Tuesday, March 3, 2009

Flourless Chocolate Cake

As part of the February challenge for the DB, I made a flourless chocolate cake for Valentine's day. I took pictures, and then promptly forgot to post (it didn't help that I was out of town for a week). This was my first flourless cake, and I was actually surprised by the texture. I was expecting dense based on appearance, but it was actually pretty light (which makes sense because you fold in stiff egg whites). It was a pretty easy cake to make, and I enjoyed it.
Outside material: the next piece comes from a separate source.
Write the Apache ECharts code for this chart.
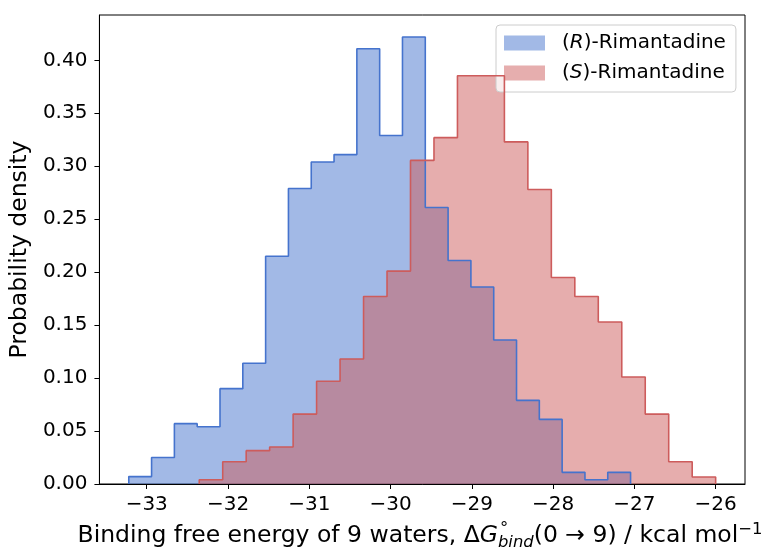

The February 2009 challenge is hosted by Wendy of WMPE's blog and Dharm of Dad ~ Baker & Chef. We have chosen a Chocolate Valentino cake by Chef Wan; a Vanilla Ice Cream recipe from Dharm and a Vanilla Ice Cream recipe from Wendy as the challenge.

Chocolate Valentino
Preparation Time: 20 minutes
16 ounces (1 pound) (454 grams) of semisweet chocolate, roughly chopped
½ cup (1 stick) plus 2 tablespoons (146 grams total) of unsalted butter
5 large eggs separated

1. Put chocolate and butter in a heatproof bowl and set over a pan of simmering water (the bottom of the bowl should not touch the water) and melt, stirring often.
2. While your chocolate butter mixture is cooling. Butter your pan and line with a parchment circle then butter the parchment.
3. Separate the egg yolks from the egg whites and put into two medium/large bowls.
4. Whip the egg whites in a medium/large grease free bowl until stiff peaks are formed (do not over-whip or the cake will be dry).
5. With the same beater beat the egg yolks together.
6. Add the egg yolks to the cooled chocolate.
7. Fold in 1/3 of the egg whites into the chocolate mixture and follow with remaining 2/3rds. Fold until no white remains without deflating the batter. {link of folding demonstration}
8. Pour batter into prepared pan, the batter should fill the pan 3/4 of the way full, and bake at 375F/190C
9. Bake for 25 minutes until an instant read thermometer reads 140F/60C.
Note – If you do not have an instant read thermometer, the top of the cake will look similar to a brownie and a cake tester will appear wet.
10. Cool cake on a rack for 10 minutes then unmold.